▶ **Description of the task**: Exactly retype the opening line of the entries and every line after it, ending with the line that contains "0.703, 0.761, 0.820]". Skip all pictures.

▶ **Recorded data**:
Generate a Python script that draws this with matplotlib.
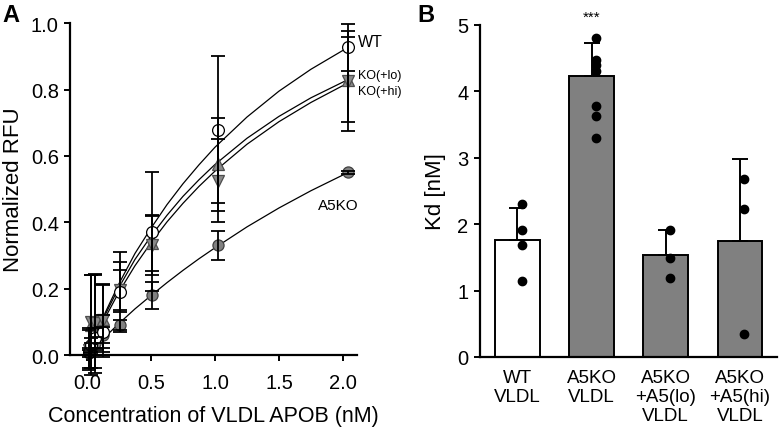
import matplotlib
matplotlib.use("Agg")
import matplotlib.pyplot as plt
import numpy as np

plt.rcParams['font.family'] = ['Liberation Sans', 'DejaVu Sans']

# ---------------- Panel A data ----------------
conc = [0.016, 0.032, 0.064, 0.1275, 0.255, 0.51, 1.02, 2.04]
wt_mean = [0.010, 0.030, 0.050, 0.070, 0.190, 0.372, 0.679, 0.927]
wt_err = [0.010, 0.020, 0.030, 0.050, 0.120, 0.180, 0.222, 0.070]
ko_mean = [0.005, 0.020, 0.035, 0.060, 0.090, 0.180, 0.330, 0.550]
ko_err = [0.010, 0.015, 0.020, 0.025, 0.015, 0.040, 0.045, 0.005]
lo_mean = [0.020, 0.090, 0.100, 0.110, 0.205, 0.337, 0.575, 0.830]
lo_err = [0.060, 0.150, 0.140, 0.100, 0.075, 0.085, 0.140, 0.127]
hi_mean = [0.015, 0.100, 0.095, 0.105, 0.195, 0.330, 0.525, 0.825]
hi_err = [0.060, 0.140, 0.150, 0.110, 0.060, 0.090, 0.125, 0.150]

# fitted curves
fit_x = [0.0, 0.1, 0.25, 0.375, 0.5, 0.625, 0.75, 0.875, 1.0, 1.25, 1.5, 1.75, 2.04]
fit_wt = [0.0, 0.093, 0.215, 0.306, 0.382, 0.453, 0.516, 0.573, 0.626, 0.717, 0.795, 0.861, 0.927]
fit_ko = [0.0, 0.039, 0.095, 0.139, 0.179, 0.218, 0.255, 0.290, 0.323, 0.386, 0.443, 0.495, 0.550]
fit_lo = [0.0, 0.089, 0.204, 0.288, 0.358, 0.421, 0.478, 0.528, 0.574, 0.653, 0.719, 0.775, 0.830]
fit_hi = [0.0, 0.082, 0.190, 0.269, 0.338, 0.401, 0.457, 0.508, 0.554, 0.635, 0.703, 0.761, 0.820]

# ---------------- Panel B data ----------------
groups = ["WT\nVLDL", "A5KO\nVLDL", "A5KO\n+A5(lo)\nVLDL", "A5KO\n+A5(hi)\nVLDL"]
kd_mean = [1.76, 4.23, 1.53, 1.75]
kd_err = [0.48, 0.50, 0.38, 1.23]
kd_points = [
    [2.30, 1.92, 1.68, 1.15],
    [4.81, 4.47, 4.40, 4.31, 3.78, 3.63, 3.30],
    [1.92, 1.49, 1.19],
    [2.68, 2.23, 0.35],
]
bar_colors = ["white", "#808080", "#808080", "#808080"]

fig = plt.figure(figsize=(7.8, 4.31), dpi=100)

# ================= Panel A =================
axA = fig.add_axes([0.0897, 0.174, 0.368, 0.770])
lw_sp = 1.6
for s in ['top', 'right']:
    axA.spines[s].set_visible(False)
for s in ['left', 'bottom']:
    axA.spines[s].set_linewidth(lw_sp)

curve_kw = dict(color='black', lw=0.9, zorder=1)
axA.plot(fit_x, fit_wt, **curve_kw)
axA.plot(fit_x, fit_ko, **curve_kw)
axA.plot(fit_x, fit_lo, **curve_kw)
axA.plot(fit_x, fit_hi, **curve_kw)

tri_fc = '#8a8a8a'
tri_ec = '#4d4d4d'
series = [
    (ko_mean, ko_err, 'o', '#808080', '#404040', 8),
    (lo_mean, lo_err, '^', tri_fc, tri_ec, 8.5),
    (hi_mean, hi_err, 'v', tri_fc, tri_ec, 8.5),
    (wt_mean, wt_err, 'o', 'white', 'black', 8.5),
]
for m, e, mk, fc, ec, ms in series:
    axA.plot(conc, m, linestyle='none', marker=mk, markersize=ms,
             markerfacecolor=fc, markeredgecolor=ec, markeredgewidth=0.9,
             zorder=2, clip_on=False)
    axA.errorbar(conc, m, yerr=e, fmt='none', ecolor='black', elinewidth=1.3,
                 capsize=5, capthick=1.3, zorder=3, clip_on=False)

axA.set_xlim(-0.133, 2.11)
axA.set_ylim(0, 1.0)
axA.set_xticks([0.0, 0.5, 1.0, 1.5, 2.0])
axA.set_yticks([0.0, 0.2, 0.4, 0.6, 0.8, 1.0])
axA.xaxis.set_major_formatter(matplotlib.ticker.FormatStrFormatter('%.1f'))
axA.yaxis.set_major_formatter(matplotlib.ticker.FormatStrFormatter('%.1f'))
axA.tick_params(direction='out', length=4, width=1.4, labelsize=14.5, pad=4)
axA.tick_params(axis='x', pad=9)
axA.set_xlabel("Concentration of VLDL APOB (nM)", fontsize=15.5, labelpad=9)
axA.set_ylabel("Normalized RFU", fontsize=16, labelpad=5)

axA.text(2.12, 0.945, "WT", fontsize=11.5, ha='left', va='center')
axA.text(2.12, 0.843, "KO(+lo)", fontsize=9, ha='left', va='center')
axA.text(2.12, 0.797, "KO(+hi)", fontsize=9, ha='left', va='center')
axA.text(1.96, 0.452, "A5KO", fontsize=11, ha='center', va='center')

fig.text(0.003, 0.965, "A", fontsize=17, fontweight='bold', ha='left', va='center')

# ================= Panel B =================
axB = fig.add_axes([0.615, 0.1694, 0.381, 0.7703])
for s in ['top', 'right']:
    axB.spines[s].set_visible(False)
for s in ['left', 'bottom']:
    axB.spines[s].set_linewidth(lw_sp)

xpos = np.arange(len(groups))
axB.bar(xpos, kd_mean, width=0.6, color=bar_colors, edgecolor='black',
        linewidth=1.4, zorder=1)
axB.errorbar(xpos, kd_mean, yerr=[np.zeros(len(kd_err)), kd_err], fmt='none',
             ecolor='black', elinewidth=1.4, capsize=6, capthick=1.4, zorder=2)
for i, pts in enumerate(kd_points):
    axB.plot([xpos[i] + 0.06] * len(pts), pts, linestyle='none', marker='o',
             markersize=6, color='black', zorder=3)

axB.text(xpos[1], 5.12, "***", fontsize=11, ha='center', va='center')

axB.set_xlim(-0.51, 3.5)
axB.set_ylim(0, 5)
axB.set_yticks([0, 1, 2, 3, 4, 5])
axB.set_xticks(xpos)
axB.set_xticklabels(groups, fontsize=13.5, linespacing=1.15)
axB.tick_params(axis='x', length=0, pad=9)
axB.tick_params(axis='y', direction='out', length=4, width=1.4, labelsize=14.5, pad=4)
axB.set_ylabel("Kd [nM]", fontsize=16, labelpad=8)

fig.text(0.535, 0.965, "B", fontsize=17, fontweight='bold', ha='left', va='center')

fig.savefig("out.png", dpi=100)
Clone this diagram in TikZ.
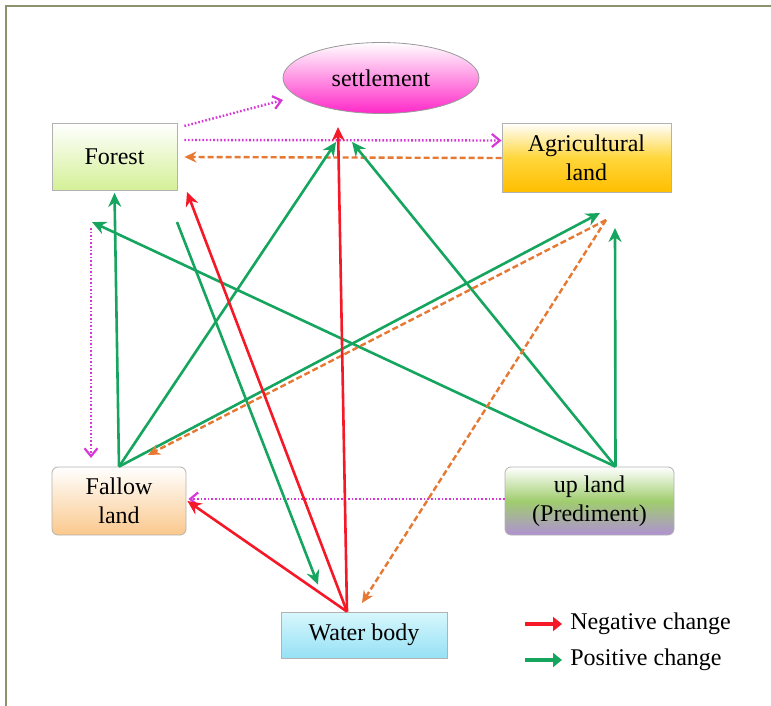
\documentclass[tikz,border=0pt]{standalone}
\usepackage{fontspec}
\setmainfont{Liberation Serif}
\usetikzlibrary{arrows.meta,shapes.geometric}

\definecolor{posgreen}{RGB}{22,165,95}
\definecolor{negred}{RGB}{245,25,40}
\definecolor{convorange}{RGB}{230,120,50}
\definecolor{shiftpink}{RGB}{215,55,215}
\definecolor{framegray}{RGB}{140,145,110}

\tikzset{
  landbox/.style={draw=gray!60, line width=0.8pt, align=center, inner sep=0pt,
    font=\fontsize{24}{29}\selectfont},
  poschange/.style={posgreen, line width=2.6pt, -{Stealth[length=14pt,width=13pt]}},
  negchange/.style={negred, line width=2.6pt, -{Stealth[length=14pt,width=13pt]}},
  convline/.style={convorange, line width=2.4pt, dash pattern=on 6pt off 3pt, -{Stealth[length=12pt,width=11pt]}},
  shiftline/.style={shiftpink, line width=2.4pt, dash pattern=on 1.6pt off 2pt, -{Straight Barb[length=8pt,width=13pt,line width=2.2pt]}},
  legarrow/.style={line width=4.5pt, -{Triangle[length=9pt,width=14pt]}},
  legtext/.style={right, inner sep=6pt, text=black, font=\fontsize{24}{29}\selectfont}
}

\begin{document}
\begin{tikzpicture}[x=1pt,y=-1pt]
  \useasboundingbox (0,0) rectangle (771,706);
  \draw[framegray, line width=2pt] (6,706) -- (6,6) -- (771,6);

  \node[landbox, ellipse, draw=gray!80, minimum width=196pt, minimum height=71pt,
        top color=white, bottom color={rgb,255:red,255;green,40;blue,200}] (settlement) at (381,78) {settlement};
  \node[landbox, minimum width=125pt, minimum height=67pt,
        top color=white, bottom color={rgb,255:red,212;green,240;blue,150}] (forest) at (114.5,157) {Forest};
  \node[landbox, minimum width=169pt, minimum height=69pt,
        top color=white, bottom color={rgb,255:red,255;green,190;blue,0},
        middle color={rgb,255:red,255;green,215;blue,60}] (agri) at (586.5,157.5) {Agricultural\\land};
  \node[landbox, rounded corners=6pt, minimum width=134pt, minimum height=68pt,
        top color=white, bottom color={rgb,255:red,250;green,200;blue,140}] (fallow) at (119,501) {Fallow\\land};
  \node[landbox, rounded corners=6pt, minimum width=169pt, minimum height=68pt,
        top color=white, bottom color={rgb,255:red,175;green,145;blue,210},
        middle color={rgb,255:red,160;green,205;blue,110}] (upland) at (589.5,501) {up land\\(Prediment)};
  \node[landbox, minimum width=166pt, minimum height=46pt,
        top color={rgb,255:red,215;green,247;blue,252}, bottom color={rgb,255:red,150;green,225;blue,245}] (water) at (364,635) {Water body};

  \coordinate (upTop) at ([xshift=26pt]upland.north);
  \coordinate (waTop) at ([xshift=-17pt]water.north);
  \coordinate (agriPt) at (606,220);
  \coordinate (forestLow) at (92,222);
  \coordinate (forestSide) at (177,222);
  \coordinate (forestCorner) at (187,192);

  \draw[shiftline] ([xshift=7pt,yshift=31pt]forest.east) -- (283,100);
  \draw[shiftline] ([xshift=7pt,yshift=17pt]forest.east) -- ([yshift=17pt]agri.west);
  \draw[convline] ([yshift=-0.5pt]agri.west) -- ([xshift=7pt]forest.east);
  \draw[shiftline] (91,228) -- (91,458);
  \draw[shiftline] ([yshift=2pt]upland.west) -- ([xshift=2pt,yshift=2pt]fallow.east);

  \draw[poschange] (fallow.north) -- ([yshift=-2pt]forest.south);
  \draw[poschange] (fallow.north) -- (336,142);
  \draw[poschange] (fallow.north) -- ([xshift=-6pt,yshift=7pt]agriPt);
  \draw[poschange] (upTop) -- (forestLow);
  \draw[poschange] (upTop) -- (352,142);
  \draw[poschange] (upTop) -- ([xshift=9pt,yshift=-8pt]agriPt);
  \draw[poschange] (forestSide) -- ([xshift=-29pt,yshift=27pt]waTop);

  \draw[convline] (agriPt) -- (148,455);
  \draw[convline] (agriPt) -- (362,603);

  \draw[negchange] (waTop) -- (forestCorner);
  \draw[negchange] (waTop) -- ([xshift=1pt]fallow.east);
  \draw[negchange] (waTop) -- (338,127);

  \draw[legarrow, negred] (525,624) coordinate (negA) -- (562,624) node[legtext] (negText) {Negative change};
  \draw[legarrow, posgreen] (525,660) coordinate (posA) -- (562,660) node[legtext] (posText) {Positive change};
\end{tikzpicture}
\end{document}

▶ **Exercise answer**:
Generate a Python script that draws this with matplotlib.
import matplotlib
matplotlib.use("Agg")
import matplotlib.pyplot as plt
import numpy as np

plt.rcParams['font.family'] = ['Liberation Sans', 'DejaVu Sans']

# ---------------- Panel A data ----------------
conc = [0.016, 0.032, 0.064, 0.1275, 0.255, 0.51, 1.02, 2.04]
wt_mean = [0.010, 0.030, 0.050, 0.070, 0.190, 0.372, 0.679, 0.927]
wt_err = [0.010, 0.020, 0.030, 0.050, 0.120, 0.180, 0.222, 0.070]
ko_mean = [0.005, 0.020, 0.035, 0.060, 0.090, 0.180, 0.330, 0.550]
ko_err = [0.010, 0.015, 0.020, 0.025, 0.015, 0.040, 0.045, 0.005]
lo_mean = [0.020, 0.090, 0.100, 0.110, 0.205, 0.337, 0.575, 0.830]
lo_err = [0.060, 0.150, 0.140, 0.100, 0.075, 0.085, 0.140, 0.127]
hi_mean = [0.015, 0.100, 0.095, 0.105, 0.195, 0.330, 0.525, 0.825]
hi_err = [0.060, 0.140, 0.150, 0.110, 0.060, 0.090, 0.125, 0.150]

# fitted curves
fit_x = [0.0, 0.1, 0.25, 0.375, 0.5, 0.625, 0.75, 0.875, 1.0, 1.25, 1.5, 1.75, 2.04]
fit_wt = [0.0, 0.093, 0.215, 0.306, 0.382, 0.453, 0.516, 0.573, 0.626, 0.717, 0.795, 0.861, 0.927]
fit_ko = [0.0, 0.039, 0.095, 0.139, 0.179, 0.218, 0.255, 0.290, 0.323, 0.386, 0.443, 0.495, 0.550]
fit_lo = [0.0, 0.089, 0.204, 0.288, 0.358, 0.421, 0.478, 0.528, 0.574, 0.653, 0.719, 0.775, 0.830]
fit_hi = [0.0, 0.082, 0.190, 0.269, 0.338, 0.401, 0.457, 0.508, 0.554, 0.635, 0.703, 0.761, 0.820]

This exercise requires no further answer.